If my honourable Friend understands that the Governor cannot act on his own, he can only act on the advice of the Ministry, then the whole picture will fall clearly in its proper place before him. It may happen that the whole procedure envisaged in Article 172 also goes through and then again something might have to be done in the manner laid down by this particular proviso but it is perhaps unlikely. It is a saving clause and vests power in the hands of the Ministry to remedy a hasty action that they might have undertaken or enable them to take an action which they feel they ought to in order to meet popular opinion which is reflected outside the House in some form or another and for this purpose only this new proviso has been put in. It does not abridge the power of the responsible Ministry in any way and therefore, it does not detract from the power of the Lower House to which the Ministry is undoubtedly responsible; it does not confer any more power on the Governor. On the other hand, it curtails the power of the Governor for the position envisaged in the original proviso which it seeks to supplant. I think with this explanation the House will agree to the Amendments without any further discussion.
The question is :
“That for the proviso to Article 175 the following proviso be substituted:-
‘Provided that the Governor may, as son as possible after the presentation to the Bill for assent, return the Bill if it is not a Money Bill together with a passage requesting that the House or Houses will reconsider the Bill or any specified provisions, thereof and, in particular, will consider the desirability of introducing any such Amendments as he may recommend in his message, and when a Bill is so returned the House or Houses shall reconsider the Bill accordingly, and if the Bill is passed again by the House or Houses with or without Amendment and presented to the Governor for assent, the Governor shall not withhold assent therefrom’.”
The Amendment was adopted.
The question is :
“That Article 175, as amended, stand part of the Constitution“.
The motion was adopted.
Article 175, as amended, was added to the Constitution.
Article 176
Then we go to Article 176.
I suggest that it would be better if we take up 83-A and dispose it off.

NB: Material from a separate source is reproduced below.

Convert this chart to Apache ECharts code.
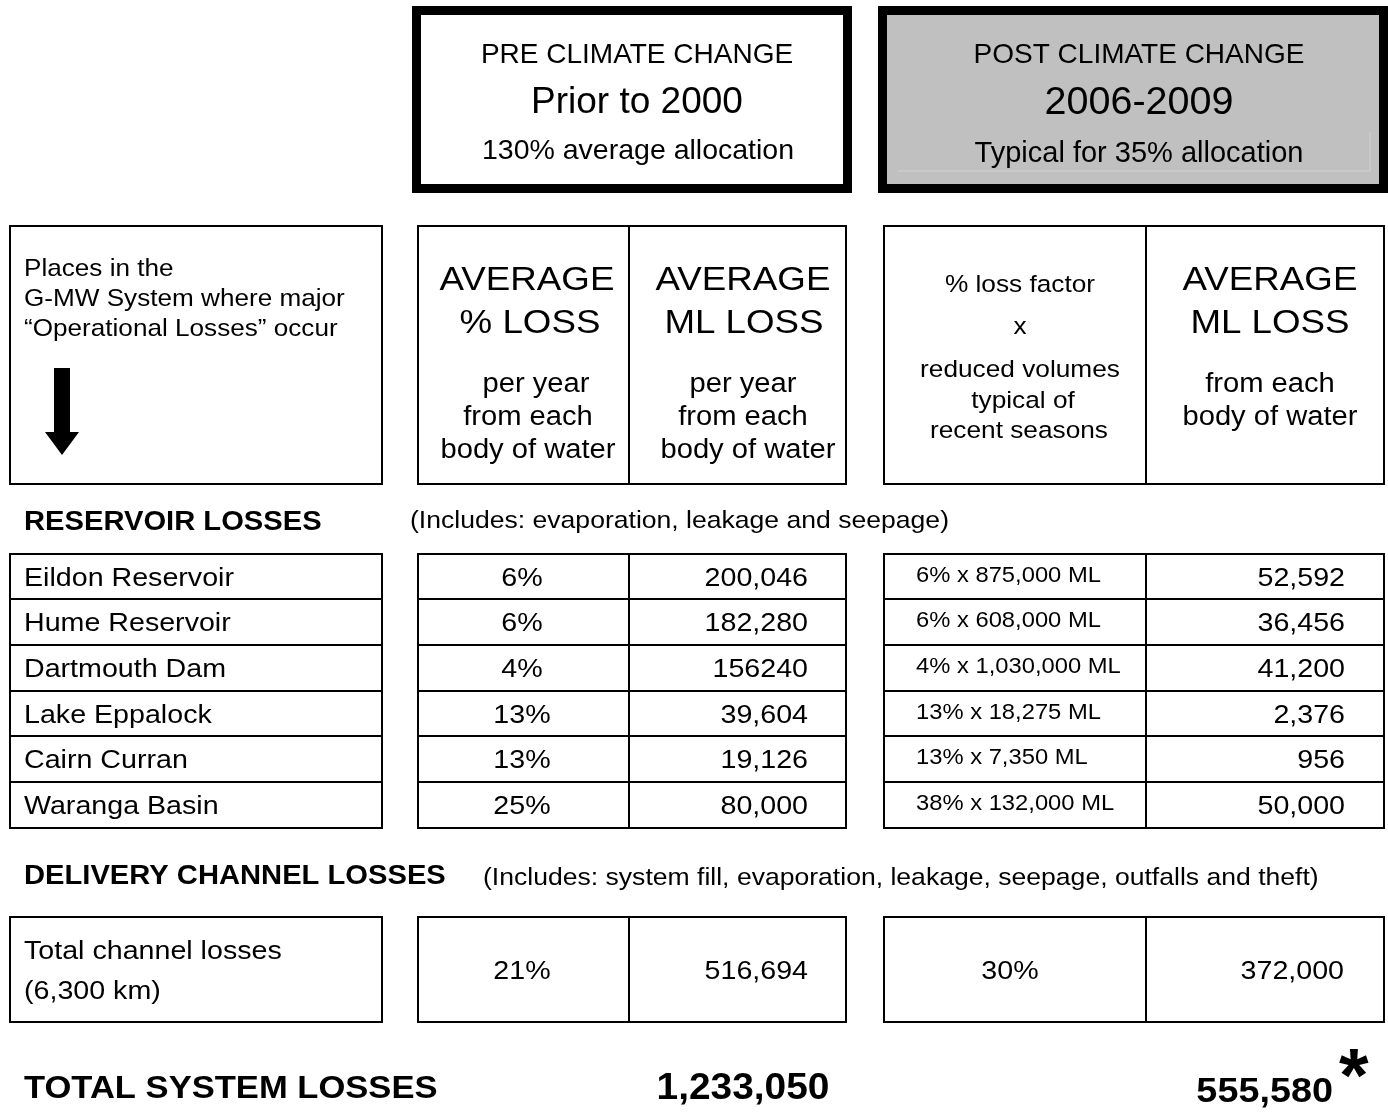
<!DOCTYPE html>
<html>
<head>
<meta charset="utf-8">
<script src="https://cdn.jsdelivr.net/npm/echarts@6/dist/echarts.min.js"></script>
<style>
  html, body { margin: 0; padding: 0; background: #fff; }
  #chart { width: 1388px; height: 1112px; }
</style>
</head>
<body>
<div id="chart"></div>
<script>
/* 系统损失表 */
const FONT = "'Liberation Sans', Arial, sans-serif";

// ---- data ----
const preTitle = ['PRE CLIMATE CHANGE', 'Prior to 2000', '130% average allocation'];
const postTitle = ['POST CLIMATE CHANGE', '2006-2009', 'Typical for 35% allocation'];
const placesNote = ['Places in the', 'G-MW System where major', '\u201cOperational Losses\u201d occur'];
const preHeadPct = ['AVERAGE', '% LOSS', 'per year', 'from each', 'body of water'];
const preHeadML = ['AVERAGE', 'ML LOSS', 'per year', 'from each', 'body of water'];
const postHeadFactor = ['% loss factor', 'x', 'reduced volumes', 'typical of', 'recent seasons'];
const postHeadML = ['AVERAGE', 'ML LOSS', 'from each', 'body of water'];

const reservoirTitle = 'RESERVOIR LOSSES';
const reservoirNote = '(Includes: evaporation, leakage and seepage)';
const reservoirs = ['Eildon Reservoir', 'Hume Reservoir', 'Dartmouth Dam', 'Lake Eppalock', 'Cairn Curran', 'Waranga Basin'];
const prePct = ['6%', '6%', '4%', '13%', '13%', '25%'];
const preML = ['200,046', '182,280', '156240', '39,604', '19,126', '80,000'];
const postFactor = ['6% x 875,000 ML', '6% x 608,000 ML', '4% x 1,030,000 ML', '13% x 18,275 ML', '13% x 7,350 ML', '38% x 132,000 ML'];
const postML = ['52,592', '36,456', '41,200', '2,376', '956', '50,000'];

const channelTitle = 'DELIVERY CHANNEL LOSSES';
const channelNote = '(Includes: system fill, evaporation, leakage, seepage, outfalls and theft)';
const channelName = ['Total channel losses', '(6,300 km)'];
const channelPre = ['21%', '516,694'];
const channelPost = ['30%', '372,000'];

const totalLabel = 'TOTAL SYSTEM LOSSES';
const totalPre = '1,233,050';
const totalPost = '555,580';

// ---- layout (page units, same as pixels) ----
const LX = [10, 382];
const PX = [418, 629, 846];
const QX = [884, 1146, 1384];
const HEAD_Y = [226, 484];
const ROW_Y = [554, 599, 645, 691, 736, 782, 828];
const CH_Y = [917, 1022];
const SX = 1.08;   // 表格文字略微横向拉伸
const DY = 2;      // 文字垂直微调

const boxes = [];
const labels = [];

function rect(x0, y0, x1, y1, lw, fill) {
  boxes.push({ kind: 'rect', x0, y0, x1, y1, lw, fill: fill || null });
}
function text(t, x, y, size, opts) {
  opts = opts || {};
  labels.push({
    t, x, y: y + DY, size,
    bold: !!opts.bold,
    align: opts.align || 'left',
    sx: opts.sx == null ? SX : opts.sx
  });
}

// top boxes
rect(416.5, 10.5, 847.5, 188.5, 9, '#ffffff');
rect(882.5, 10.5, 1383.5, 188.5, 9, '#c0c0c0');
boxes.push({ kind: 'line', pts: [[898, 171], [1370, 171], [1370, 132]], color: '#d2d2d2' });
text(preTitle[0], 637, 53, 28, { align: 'center', sx: 1 });
text(preTitle[1], 637, 101, 37, { align: 'center', sx: 1 });
text(preTitle[2], 638, 149, 28.5, { align: 'center', sx: 1 });
text(postTitle[0], 1139, 53, 28, { align: 'center', sx: 1 });
text(postTitle[1], 1139, 101, 39.5, { align: 'center', sx: 1 });
text(postTitle[2], 1139, 152, 29, { align: 'center', sx: 1 });

// header boxes
rect(LX[0], HEAD_Y[0], LX[1], HEAD_Y[1], 2);
rect(PX[0], HEAD_Y[0], PX[1], HEAD_Y[1], 2);
rect(PX[1], HEAD_Y[0], PX[2], HEAD_Y[1], 2);
rect(QX[0], HEAD_Y[0], QX[1], HEAD_Y[1], 2);
rect(QX[1], HEAD_Y[0], QX[2], HEAD_Y[1], 2);
boxes.push({ kind: 'poly', pts: [[54, 368], [70, 368], [70, 432], [79, 432], [62, 455], [45, 432], [54, 432]] });

[267, 297, 327].forEach((y, i) => text(placesNote[i], 24, y, 24.2));
const headY = [279, 322, 383, 416, 449];
const headSize = [34, 34, 27, 27, 27];
const preCx = [527, 530, 536, 528, 528];
const mlCx = [743, 744, 743, 743, 748];
preHeadPct.forEach((t, i) => text(t, preCx[i], headY[i], headSize[i], { align: 'center' }));
preHeadML.forEach((t, i) => text(t, mlCx[i], headY[i], headSize[i], { align: 'center' }));
const facY = [283, 325, 368, 399, 429];
const facCx = [1020, 1020, 1020, 1023, 1019];
postHeadFactor.forEach((t, i) => text(t, facCx[i], facY[i], 24.3, { align: 'center' }));
const qmlY = [279, 322, 383, 416];
const qmlSize = [34, 34, 27, 27];
postHeadML.forEach((t, i) => text(t, 1270, qmlY[i], qmlSize[i], { align: 'center' }));

// reservoir section
text(reservoirTitle, 24, 521, 27, { bold: true });
text(reservoirNote, 410, 519, 24.6);
reservoirs.forEach((name, i) => {
  const y0 = ROW_Y[i], y1 = ROW_Y[i + 1];
  const cy = (y0 + y1) / 2;
  rect(LX[0], y0, LX[1], y1, 2);
  rect(PX[0], y0, PX[1], y1, 2);
  rect(PX[1], y0, PX[2], y1, 2);
  rect(QX[0], y0, QX[1], y1, 2);
  rect(QX[1], y0, QX[2], y1, 2);
  text(name, 24, cy, 26.5);
  text(prePct[i], 522, cy, 26.5, { align: 'center' });
  text(preML[i], 808, cy, 26.5, { align: 'right' });
  text(postFactor[i], 916, cy - 3, 22);
  text(postML[i], 1345, cy, 26.5, { align: 'right' });
});

// delivery channel section
text(channelTitle, 24, 875, 27, { bold: true });
text(channelNote, 483, 876, 24.6);
rect(LX[0], CH_Y[0], LX[1], CH_Y[1], 2);
rect(PX[0], CH_Y[0], PX[1], CH_Y[1], 2);
rect(PX[1], CH_Y[0], PX[2], CH_Y[1], 2);
rect(QX[0], CH_Y[0], QX[1], CH_Y[1], 2);
rect(QX[1], CH_Y[0], QX[2], CH_Y[1], 2);
text(channelName[0], 24, 950, 26.5);
text(channelName[1], 24, 990, 26.5);
text(channelPre[0], 522, 970, 26.5, { align: 'center' });
text(channelPre[1], 808, 970, 26.5, { align: 'right' });
text(channelPost[0], 1010, 970, 26.5, { align: 'center' });
text(channelPost[1], 1344, 970, 26.5, { align: 'right' });

// totals
text(totalLabel, 24, 1087, 32, { bold: true });
text(totalPre, 743, 1087, 36, { bold: true, align: 'center' });
text(totalPost, 1333, 1090, 35, { bold: true, align: 'right' });
text('*', 1339, 1078, 76, { bold: true, sx: 1 });

// ---- chart ----
const chart = echarts.init(document.getElementById('chart'), null, { renderer: 'canvas' });

function renderBox(params, api) {
  const b = boxes[params.dataIndex];
  if (b.kind === 'rect') {
    const p0 = api.coord([b.x0, b.y0]);
    const p1 = api.coord([b.x1, b.y1]);
    return {
      type: 'rect',
      shape: {
        x: Math.min(p0[0], p1[0]), y: Math.min(p0[1], p1[1]),
        width: Math.abs(p1[0] - p0[0]), height: Math.abs(p1[1] - p0[1])
      },
      style: { fill: b.fill || 'none', stroke: '#000', lineWidth: b.lw }
    };
  }
  const pts = b.pts.map(p => api.coord(p));
  if (b.kind === 'line') {
    return { type: 'polyline', shape: { points: pts }, style: { fill: 'none', stroke: b.color, lineWidth: 1 } };
  }
  return { type: 'polygon', shape: { points: pts }, style: { fill: '#000' } };
}

function renderLabel(params, api) {
  const l = labels[params.dataIndex];
  const p = api.coord([l.x, l.y]);
  return {
    type: 'text',
    x: p[0],
    y: p[1],
    scaleX: l.sx,
    style: {
      text: l.t,
      fontFamily: FONT,
      fontSize: l.size,
      fontWeight: l.bold ? 'bold' : 'normal',
      fill: '#000',
      align: l.align,
      verticalAlign: 'middle'
    }
  };
}

chart.setOption({
  animation: false,
  grid: { left: 0, right: 0, top: 0, bottom: 0 },
  xAxis: { type: 'value', min: 0, max: 1388, show: false },
  yAxis: { type: 'value', min: 0, max: 1112, inverse: true, show: false },
  series: [
    {
      type: 'custom',
      name: 'boxes',
      renderItem: renderBox,
      clip: false,
      silent: true,
      encode: { x: 0, y: 1 },
      data: boxes.map(b => (b.kind === 'rect' ? [b.x0, b.y0] : b.pts[0]))
    },
    {
      type: 'custom',
      name: 'labels',
      renderItem: renderLabel,
      clip: false,
      silent: true,
      encode: { x: 0, y: 1 },
      data: labels.map(l => [l.x, l.y])
    }
  ]
});
</script>
</body>
</html>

I do not think there is much in Article 176. We can take it up now. There is hardly any Amendment. I find there are some Amendments of which notice has been given printed at page 251 of the First volume. Does any member wish to move any of those Amendments?
(Amendments Nos. 2482 to 2485 were not moved.)
There is another Amendment to that in the Supplementary List, but that will not arise because it is an Amendment to an Amendment.
Now there is no Amendment to this Article 176.
The question is:
“That Article 176 stand part of the constitution.”
The motion was adopted.
Article 176 was added to the Constitution.
Article 83-A
Shall we go back now to Article 83?
Mr. President, Sir, I move:
“That after Article 83 the following new Article be inserted:-Decision on question as to disqualifications of members.
’83-A. (1) If any question arises as to whether a member of either House of parliament has been subject to any of the disqualifications mentioned in clause (1) of the last preceding Article, the question shall be referred for the decision of the President and his decision shall be final.
(2)Before giving any decision on any such question. The President shall obtain the opinion of the Election Commission and shall act according to such opinion’.”
This Article is a replica, so to say, of Article 167-A which we passed the other day which applies to similar cases in the provinces and I do not, therefore, think that any more explanation will be necessary.
The question is:
“That after Article 83 the following new Article be inserted: -Decision on questions as to disqualifications of members.
’83-A. (1) If any question arises as to whether a member of either House of Parliament has been subject to any of the disqualifications mentioned in clause (1) of the last, preceding Article, the question shall be referred for the decision of the President and his decision shall be final.
(2)Before giving any decision on any such question, the President shall obtain the opinion of the Election Commission and shall act according to such opinion’.”
The motion was adopted.
New Article 83-A was added to the Constitution.
Article 127-A
I think we had better take up Articles 210 and 211. Thereafter we shall come to Article 127-A.
Either way it does not matter because if this is accepted then Articles 210 and 211 get automatically dropped.
Mr. President, Sir, I move.
“That after Article 127, the following new Article be inserted: -Audit reports relating to accounts of a State.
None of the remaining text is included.